** WRITTEN PROBLEM **
Copy everything from the line with "Output the Python" down to the line with "import plotly.graph_objects as go", inclusive of both, exactly as written; leave out all pictures.

BEGIN LISTED ENTRIES

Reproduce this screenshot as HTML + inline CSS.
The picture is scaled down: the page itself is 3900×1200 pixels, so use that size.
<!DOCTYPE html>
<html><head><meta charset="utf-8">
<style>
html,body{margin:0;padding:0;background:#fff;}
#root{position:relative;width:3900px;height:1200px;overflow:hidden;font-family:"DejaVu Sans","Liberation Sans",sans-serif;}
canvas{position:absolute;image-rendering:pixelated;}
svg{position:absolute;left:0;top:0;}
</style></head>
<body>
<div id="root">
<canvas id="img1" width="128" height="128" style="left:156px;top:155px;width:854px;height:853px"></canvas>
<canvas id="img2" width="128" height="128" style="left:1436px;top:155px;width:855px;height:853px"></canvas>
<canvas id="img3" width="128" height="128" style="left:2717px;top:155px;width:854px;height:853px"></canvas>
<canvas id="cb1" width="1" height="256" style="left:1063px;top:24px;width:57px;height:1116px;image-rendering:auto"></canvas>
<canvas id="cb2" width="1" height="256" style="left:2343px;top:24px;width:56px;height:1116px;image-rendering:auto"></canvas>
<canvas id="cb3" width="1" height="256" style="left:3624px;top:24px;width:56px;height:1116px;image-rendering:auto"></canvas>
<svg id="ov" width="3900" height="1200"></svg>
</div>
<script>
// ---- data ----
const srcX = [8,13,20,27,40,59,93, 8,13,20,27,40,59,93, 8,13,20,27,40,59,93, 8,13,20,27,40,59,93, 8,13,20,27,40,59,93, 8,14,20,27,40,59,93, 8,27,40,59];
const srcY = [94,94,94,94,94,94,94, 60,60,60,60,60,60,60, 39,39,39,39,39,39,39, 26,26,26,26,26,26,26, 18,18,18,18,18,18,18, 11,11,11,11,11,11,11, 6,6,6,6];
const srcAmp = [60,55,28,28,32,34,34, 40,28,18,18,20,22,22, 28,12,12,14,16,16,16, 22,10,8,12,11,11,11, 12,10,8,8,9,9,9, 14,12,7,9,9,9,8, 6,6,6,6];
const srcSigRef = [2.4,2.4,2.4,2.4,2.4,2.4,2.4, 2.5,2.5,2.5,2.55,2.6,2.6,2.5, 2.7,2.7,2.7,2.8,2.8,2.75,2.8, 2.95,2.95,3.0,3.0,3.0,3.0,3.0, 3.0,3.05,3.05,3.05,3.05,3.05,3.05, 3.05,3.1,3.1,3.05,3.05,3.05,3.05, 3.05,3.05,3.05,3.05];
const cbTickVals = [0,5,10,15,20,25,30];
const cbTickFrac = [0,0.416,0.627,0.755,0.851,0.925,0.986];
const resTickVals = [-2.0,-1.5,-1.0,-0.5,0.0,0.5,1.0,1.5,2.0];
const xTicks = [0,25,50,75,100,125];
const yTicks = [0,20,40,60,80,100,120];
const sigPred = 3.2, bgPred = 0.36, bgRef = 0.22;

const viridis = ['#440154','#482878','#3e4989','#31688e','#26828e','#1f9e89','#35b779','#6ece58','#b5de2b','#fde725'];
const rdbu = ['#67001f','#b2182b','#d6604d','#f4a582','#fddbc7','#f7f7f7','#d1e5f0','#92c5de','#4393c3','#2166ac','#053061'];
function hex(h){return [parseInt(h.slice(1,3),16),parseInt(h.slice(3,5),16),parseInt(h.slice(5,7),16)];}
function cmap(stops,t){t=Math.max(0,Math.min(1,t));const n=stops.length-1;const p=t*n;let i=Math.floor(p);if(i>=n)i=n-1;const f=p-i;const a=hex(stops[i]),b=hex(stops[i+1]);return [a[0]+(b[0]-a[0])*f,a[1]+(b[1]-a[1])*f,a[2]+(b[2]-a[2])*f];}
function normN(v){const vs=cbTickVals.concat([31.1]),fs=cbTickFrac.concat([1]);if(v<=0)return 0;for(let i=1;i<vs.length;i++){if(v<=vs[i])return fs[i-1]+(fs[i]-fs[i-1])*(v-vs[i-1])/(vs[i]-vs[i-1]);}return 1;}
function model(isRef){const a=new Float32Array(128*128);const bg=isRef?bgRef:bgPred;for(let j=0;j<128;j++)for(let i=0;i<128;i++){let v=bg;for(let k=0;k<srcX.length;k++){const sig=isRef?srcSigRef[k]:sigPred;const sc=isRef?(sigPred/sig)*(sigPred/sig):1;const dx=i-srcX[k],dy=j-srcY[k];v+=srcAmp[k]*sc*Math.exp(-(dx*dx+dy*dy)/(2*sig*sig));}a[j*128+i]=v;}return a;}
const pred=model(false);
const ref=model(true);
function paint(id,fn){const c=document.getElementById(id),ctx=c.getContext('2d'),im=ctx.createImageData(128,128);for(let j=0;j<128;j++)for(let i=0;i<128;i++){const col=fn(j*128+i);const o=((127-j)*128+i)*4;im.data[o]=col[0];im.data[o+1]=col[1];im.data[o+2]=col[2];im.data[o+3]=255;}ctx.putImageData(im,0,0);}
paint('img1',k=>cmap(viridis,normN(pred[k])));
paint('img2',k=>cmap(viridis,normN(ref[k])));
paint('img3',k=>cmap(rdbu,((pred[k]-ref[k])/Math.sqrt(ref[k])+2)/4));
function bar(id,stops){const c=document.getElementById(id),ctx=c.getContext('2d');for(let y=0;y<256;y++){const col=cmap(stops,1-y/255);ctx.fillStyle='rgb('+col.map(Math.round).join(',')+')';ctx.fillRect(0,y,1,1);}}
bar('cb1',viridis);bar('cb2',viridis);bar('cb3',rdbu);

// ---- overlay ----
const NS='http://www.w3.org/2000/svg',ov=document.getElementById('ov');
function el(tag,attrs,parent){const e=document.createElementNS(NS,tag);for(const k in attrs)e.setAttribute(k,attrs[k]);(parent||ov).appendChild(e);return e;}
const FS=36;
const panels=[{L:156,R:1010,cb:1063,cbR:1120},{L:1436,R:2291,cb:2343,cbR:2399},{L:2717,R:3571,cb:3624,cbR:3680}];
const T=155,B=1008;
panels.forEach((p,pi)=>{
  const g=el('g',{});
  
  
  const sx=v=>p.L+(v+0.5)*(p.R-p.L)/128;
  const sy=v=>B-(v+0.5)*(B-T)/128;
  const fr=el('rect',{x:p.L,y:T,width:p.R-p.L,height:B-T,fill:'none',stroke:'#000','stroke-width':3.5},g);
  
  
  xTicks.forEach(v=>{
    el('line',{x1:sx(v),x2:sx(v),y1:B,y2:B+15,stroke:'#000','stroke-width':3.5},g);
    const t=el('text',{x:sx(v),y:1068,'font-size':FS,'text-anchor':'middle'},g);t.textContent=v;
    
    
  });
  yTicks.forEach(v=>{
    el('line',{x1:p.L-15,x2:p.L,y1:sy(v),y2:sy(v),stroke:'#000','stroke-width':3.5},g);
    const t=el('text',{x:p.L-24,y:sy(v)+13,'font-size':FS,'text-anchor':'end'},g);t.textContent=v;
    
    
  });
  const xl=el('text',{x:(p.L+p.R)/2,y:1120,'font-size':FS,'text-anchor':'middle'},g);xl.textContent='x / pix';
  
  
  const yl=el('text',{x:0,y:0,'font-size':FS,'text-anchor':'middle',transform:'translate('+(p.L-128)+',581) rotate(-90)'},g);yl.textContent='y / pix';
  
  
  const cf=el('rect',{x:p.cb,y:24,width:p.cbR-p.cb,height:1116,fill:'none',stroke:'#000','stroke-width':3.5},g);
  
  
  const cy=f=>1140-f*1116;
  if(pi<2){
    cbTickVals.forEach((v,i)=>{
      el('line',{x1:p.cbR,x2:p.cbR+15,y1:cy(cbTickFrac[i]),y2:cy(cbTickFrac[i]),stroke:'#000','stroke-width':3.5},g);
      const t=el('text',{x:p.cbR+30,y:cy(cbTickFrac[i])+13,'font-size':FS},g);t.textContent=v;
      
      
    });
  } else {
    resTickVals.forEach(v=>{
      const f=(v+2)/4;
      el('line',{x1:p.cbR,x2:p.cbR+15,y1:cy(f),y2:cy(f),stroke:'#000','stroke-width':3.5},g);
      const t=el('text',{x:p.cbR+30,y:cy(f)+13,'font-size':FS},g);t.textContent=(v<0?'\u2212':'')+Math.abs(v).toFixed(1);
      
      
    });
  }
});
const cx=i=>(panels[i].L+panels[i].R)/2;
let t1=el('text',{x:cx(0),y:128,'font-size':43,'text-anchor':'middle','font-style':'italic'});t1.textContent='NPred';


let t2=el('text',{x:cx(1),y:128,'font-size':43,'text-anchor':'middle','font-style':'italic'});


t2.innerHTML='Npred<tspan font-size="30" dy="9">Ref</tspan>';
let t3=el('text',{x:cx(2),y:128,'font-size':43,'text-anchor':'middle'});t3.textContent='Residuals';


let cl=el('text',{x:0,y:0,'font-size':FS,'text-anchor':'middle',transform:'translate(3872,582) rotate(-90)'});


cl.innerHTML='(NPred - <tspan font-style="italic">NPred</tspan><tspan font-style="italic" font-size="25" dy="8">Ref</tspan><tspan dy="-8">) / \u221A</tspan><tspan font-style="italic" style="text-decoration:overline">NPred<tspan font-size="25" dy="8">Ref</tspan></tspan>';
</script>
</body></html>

END LISTED ENTRIES
BEGIN LISTED ENTRIES

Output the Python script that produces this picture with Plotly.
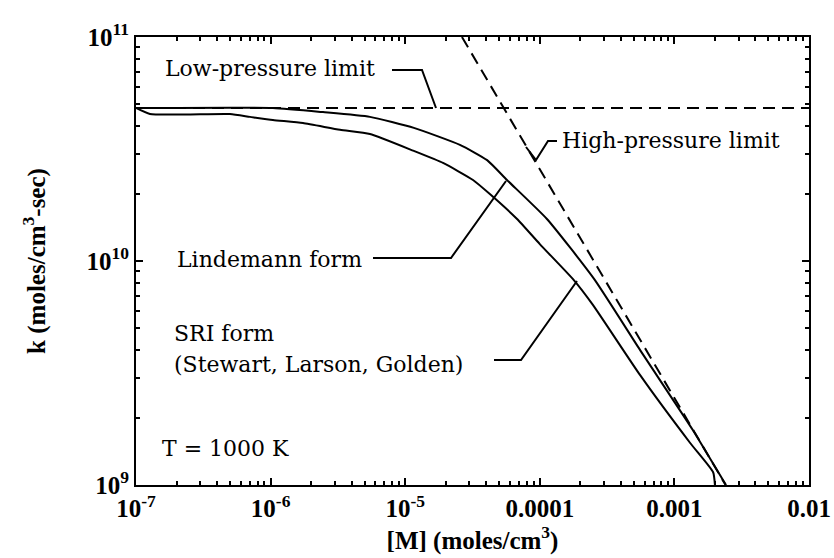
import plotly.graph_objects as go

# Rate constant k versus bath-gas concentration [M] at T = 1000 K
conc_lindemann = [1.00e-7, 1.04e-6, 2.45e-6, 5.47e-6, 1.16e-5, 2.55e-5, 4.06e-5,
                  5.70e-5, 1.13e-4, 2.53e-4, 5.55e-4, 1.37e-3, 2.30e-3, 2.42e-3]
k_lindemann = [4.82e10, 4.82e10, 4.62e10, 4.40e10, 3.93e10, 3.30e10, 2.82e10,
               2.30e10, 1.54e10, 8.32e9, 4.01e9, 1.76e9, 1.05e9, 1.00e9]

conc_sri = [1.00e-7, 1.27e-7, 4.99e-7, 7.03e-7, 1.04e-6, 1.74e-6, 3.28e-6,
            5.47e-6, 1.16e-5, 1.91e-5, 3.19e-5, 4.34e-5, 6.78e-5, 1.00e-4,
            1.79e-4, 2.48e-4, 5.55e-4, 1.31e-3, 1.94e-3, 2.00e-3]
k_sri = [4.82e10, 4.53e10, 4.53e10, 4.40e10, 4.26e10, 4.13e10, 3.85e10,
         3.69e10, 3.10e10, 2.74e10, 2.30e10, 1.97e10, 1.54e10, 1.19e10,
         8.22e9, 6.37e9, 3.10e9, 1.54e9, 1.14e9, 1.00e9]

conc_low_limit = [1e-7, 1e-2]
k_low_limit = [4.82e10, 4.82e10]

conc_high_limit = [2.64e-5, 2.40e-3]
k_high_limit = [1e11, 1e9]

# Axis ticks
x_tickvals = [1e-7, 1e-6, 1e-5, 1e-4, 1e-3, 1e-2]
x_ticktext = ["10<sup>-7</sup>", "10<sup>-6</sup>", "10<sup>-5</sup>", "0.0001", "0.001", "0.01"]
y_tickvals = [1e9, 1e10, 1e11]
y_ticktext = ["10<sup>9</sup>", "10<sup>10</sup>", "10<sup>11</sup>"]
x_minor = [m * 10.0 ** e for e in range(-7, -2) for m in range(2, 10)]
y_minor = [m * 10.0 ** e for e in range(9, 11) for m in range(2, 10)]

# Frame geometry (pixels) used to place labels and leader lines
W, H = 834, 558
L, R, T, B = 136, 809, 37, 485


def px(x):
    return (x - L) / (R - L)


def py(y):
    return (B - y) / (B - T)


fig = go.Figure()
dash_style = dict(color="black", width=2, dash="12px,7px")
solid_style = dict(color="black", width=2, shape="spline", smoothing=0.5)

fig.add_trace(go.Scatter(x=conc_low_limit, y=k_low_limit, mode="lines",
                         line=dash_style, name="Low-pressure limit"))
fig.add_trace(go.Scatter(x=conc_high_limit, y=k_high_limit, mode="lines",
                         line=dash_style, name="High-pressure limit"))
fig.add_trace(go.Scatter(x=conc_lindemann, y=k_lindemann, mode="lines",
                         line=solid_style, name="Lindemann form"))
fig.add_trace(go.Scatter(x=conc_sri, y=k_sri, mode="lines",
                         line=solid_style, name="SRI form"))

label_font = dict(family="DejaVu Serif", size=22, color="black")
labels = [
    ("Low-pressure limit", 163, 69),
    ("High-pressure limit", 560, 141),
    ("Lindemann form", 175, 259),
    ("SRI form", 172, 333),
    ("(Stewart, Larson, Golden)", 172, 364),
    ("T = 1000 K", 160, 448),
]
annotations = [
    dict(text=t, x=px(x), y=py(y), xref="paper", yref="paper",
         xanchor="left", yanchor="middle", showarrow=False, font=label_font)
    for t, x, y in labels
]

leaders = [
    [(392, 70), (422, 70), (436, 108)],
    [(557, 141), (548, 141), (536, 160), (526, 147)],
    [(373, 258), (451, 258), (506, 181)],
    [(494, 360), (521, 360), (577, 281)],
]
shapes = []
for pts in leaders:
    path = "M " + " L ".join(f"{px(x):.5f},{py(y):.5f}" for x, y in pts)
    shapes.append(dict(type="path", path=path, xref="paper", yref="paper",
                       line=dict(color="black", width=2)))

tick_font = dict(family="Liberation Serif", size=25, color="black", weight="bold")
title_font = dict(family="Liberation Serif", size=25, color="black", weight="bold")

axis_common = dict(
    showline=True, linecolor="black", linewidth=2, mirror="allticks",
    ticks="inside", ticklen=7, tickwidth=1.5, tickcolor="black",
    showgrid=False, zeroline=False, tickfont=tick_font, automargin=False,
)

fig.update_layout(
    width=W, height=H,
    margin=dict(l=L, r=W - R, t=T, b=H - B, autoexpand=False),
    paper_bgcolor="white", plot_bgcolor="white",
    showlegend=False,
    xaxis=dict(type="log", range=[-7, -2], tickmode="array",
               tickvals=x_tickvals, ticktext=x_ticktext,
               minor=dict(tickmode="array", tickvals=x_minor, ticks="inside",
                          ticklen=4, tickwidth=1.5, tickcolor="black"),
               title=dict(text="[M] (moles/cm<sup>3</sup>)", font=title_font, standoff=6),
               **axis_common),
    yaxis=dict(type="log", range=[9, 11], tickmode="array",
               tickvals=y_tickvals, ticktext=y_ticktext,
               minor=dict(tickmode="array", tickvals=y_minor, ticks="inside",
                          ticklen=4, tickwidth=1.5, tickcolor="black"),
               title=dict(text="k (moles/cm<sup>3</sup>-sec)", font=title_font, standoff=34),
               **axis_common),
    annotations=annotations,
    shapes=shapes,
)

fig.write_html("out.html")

END LISTED ENTRIES

** TASK ANSWER **
Output the Python script that produces this picture with Plotly.
import plotly.graph_objects as go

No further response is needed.